I intended for this to be a post about the singer vocabulary.
It is still that, but it is also a post about using GenAI to grab data from an image. I mean, you can use Excel to do the same thing, but GenAI is a lot easier.
Here we go. It starts with the Word Tips website, which helps you solve your crossword puzzles and Wordle. This website also has a blog dedicated to words. One such blog post explored which singers have the largest vocabularies, as measured by the number of unique words in their lyrics.
Their blog post compared music legends to newer talent. There are a ton of fun data visualizations on the website; go check it out.
Since I teach college students, I decided to concentrate on the musicians my students listen to:
In and of itself, this image serves as an example of bar graphs, good data visualization, and proper use of "buckets".
However, I figured we could find a way to use the raw data in class.
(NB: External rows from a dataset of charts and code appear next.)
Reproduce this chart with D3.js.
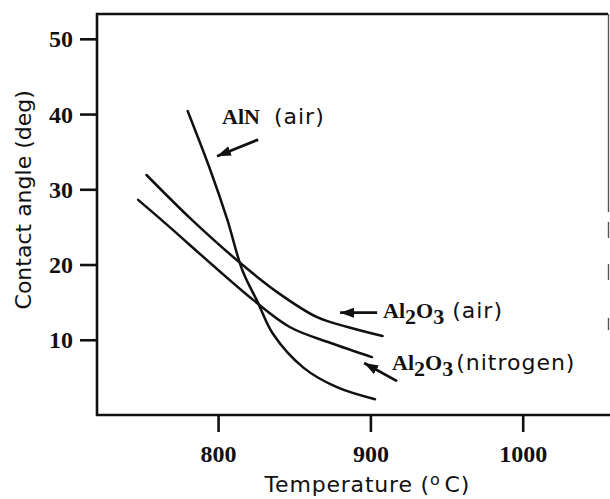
<!DOCTYPE html>
<html>
<head>
<meta charset="utf-8">
<script src="https://cdn.jsdelivr.net/npm/d3@7"></script>
<style>
  html, body { margin: 0; padding: 0; background: #fff; }
  svg { display: block; }
  .tick text { font-family: "Liberation Serif", "Times New Roman", serif; font-weight: bold; font-size: 24px; fill: #111; }
  .title { font-family: "DejaVu Sans", sans-serif; font-size: 22px; fill: #111; }
  .lab-bold { font-family: "Liberation Serif", serif; font-weight: bold; font-size: 22px; fill: #111; }
  .lab-sans { font-family: "DejaVu Sans", sans-serif; font-size: 22px; letter-spacing: 1px; fill: #111; }
</style>
</head>
<body>
<svg id="chart" width="610" height="499"></svg>
<script>
// Contact angle vs temperature
const xTickValues = [800, 900, 1000];
const yTickValues = [10, 20, 30, 40, 50];

const alnAirTemp = [780, 795, 806, 816, 826, 836, 856, 878, 903];
const alnAirAngle = [40.4, 32.5, 26.0, 19.2, 15.0, 10.8, 6.3, 3.7, 2.1];

const aluminaAirTemp = [753, 783, 814, 839, 865, 885, 908];
const aluminaAirAngle = [31.9, 25.9, 20.3, 16.3, 13.0, 11.7, 10.5];

const aluminaN2Temp = [747.5, 763, 823, 847, 873.5, 901];
const aluminaN2Angle = [28.6, 25.9, 15.3, 11.7, 9.6, 7.7];

// annotation arrows: [tailTemp, tailAngle, tipTemp, tipAngle]
const arrows = [
  [826.3, 36.6, 799.3, 34.4],
  [904.4, 13.6, 880.1, 13.6],
  [917.5, 4.5, 895.9, 6.9],
];

const svg = d3.select("#chart");
const margin = { top: 14, right: 2, bottom: 84, left: 97 };
const width = 610;
const height = 499;

const x = d3.scaleLinear().domain([720.5, 1056]).range([margin.left, width - margin.right]);
const y = d3.scaleLinear().domain([0, 53.3]).range([height - margin.bottom, margin.top]);

const toPoints = (temps, angles) => temps.map((t, i) => ({ t, a: angles[i] }));
const series = [
  toPoints(alnAirTemp, alnAirAngle),
  toPoints(aluminaAirTemp, aluminaAirAngle),
  toPoints(aluminaN2Temp, aluminaN2Angle),
];

// axes
const yAxis = d3.axisLeft(y).tickValues(yTickValues).tickSize(17).tickPadding(7);
const xAxis = d3.axisBottom(x).tickValues(xTickValues).tickFormat(d3.format("d")).tickSize(17).tickPadding(13);

const gy = svg.append("g").attr("transform", `translate(${margin.left},0)`).call(yAxis);
const gx = svg.append("g").attr("transform", `translate(0,${height - margin.bottom})`).call(xAxis);

[gx, gy].forEach((g) => {
  g.select(".domain").remove();
  g.selectAll(".tick line").attr("stroke", "#111").attr("stroke-width", 2.6);
  g.selectAll(".tick text").attr("fill", "#111");
});
gy.selectAll(".tick text").attr("dy", "0.34em");

// frame
const frame = svg.append("g").attr("stroke", "#111").attr("stroke-width", 2.6).attr("fill", "none");
frame.append("path").attr("d", `M${x(1056)},${margin.top}H${margin.left}V${height - margin.bottom}H${width}`);
svg.append("line")
  .attr("x1", 608.5).attr("x2", 608.5)
  .attr("y1", margin.top).attr("y2", height - margin.bottom)
  .attr("stroke", "#555").attr("stroke-width", 1.4)
  .attr("stroke-dasharray", "198 10 16 26 16 38 12 400");

// curves
const line = d3.line()
  .curve(d3.curveCatmullRom.alpha(0.5))
  .x((d) => x(d.t))
  .y((d) => y(d.a));

svg.append("g")
  .selectAll("path")
  .data(series)
  .join("path")
  .attr("d", line)
  .attr("fill", "none")
  .attr("stroke", "#111")
  .attr("stroke-width", 2.5)
  .attr("stroke-linecap", "round");

// arrows
svg.append("defs").append("marker")
  .attr("id", "head")
  .attr("markerUnits", "userSpaceOnUse")
  .attr("markerWidth", 16).attr("markerHeight", 12)
  .attr("refX", 14).attr("refY", 5)
  .attr("orient", "auto")
  .append("path")
  .attr("d", "M0,0L14,5L0,10Z")
  .attr("fill", "#111");

svg.append("g")
  .selectAll("line")
  .data(arrows)
  .join("line")
  .attr("x1", (d) => x(d[0])).attr("y1", (d) => y(d[1]))
  .attr("x2", (d) => x(d[2])).attr("y2", (d) => y(d[3]))
  .attr("stroke", "#111").attr("stroke-width", 2.8)
  .attr("marker-end", "url(#head)");

// curve labels
const aln = svg.append("text").attr("x", x(802.6)).attr("y", y(38.7));
aln.append("tspan").attr("class", "lab-bold").text("AlN");
aln.append("tspan").attr("class", "lab-sans").attr("dx", 14).text("(air)");

function aluminaLabel(t, a, note, gap) {
  const txt = svg.append("text").attr("x", x(t)).attr("y", y(a));
  txt.append("tspan").attr("class", "lab-bold").text("Al");
  txt.append("tspan").attr("class", "lab-bold").attr("font-size", 18).attr("dy", 6).text("2");
  txt.append("tspan").attr("class", "lab-bold").attr("dy", -6).text("O");
  txt.append("tspan").attr("class", "lab-bold").attr("font-size", 18).attr("dy", 6).text("3");
  txt.append("tspan").attr("class", "lab-sans").attr("dy", -6).attr("dx", gap).text(note);
}
aluminaLabel(908.3, 12.9, "(air)", 8);
aluminaLabel(914.2, 6.0, "(nitrogen)", 3);

// axis titles
const xt = svg.append("text")
  .attr("class", "title")
  .attr("x", x(898)).attr("y", 492)
  .attr("text-anchor", "middle")
  .attr("letter-spacing", "0.8px");
xt.append("tspan").text("Temperature (");
xt.append("tspan").attr("font-size", 16).attr("dy", -7).text("o");
xt.append("tspan").attr("dy", 7).attr("dx", 4).text("C)");

svg.append("text")
  .attr("class", "title")
  .attr("transform", `translate(31,${y(28.6)}) rotate(-90)`)
  .attr("text-anchor", "middle")
  .text("Contact angle (deg)");
</script>
</body>
</html>
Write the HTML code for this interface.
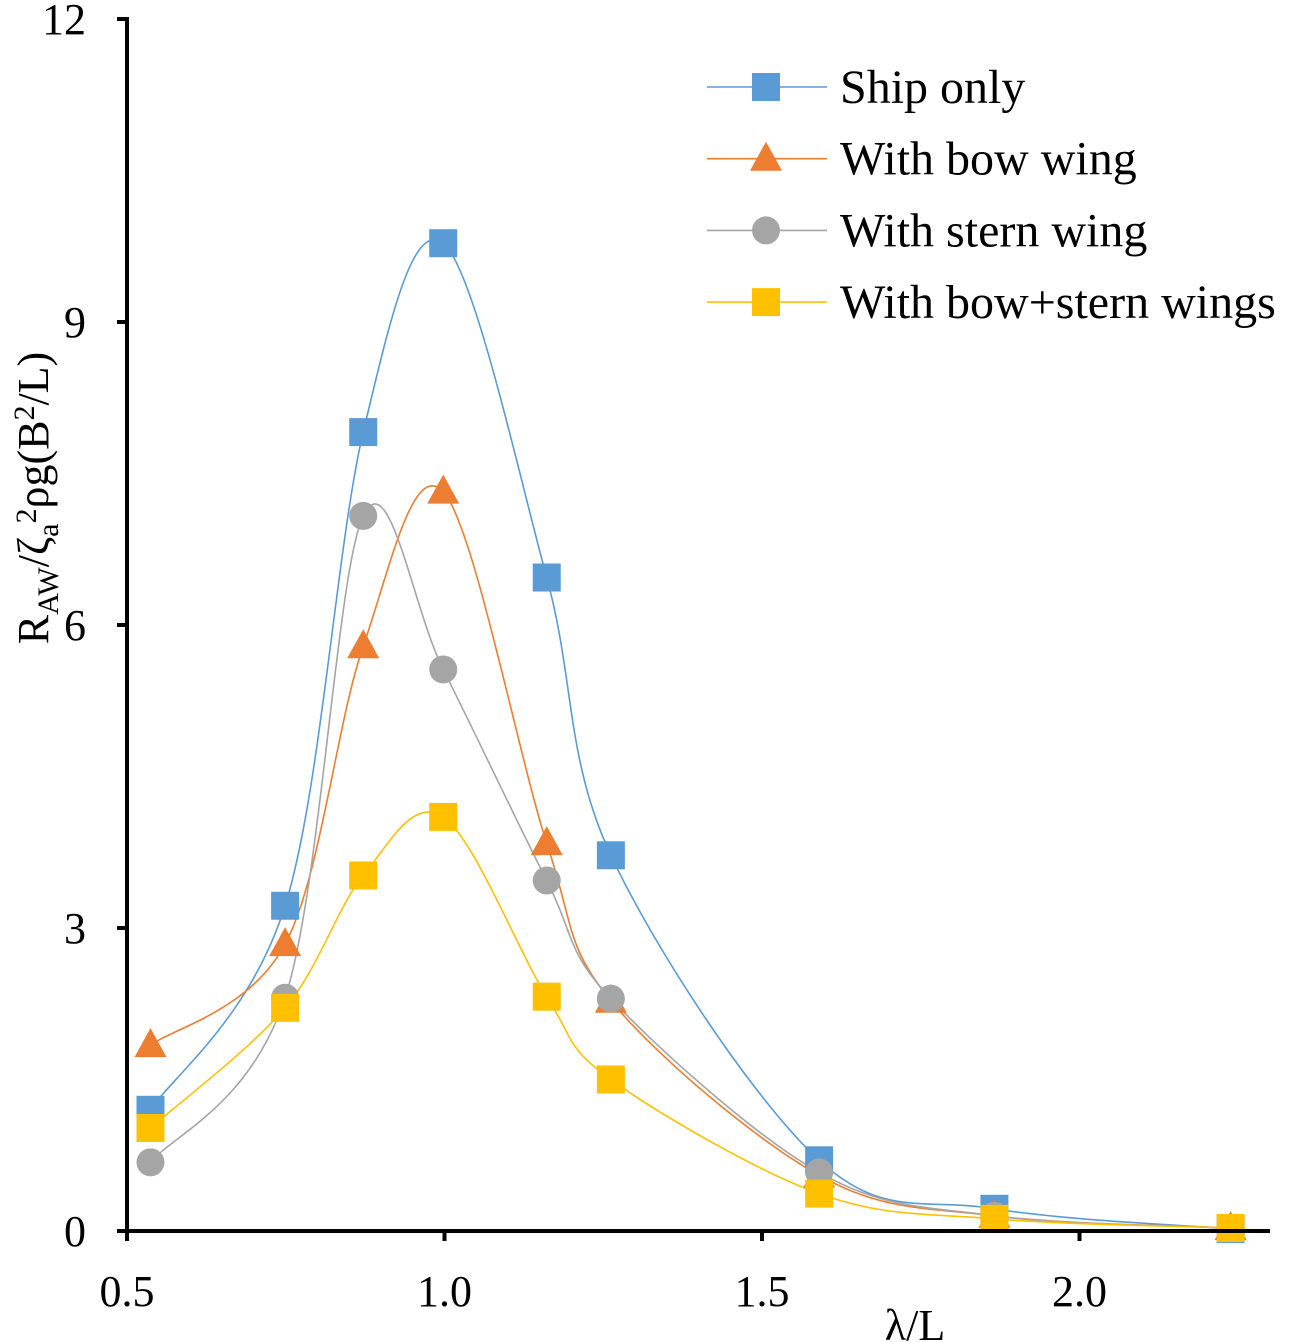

Create your own data visualization, create your own buckets...you could even insert your own data (using ChatGPT, see below) to add variables like number of albums, years in industry, gender, genre, etc.
But I certainly wasn't going to do that manually. Instead, I used ChatGPT.
Click here to see the prompts I used and get a copy of the data in CSV format. There are two spreadsheets available: One has the entire artist's name in one column. Which...is just bad data practice, right? So I also created a second spreadsheet that has two columns for their first and last names. Artists with one name are populated in the First Name column. This leads to a little funkiness for some artists who have two-word names, but the last word isn't a last name: Charlie XCX, Jessie J, etc., but I didn't feel like creating prompts to deal with these situations (but feel free to do so and share with me!).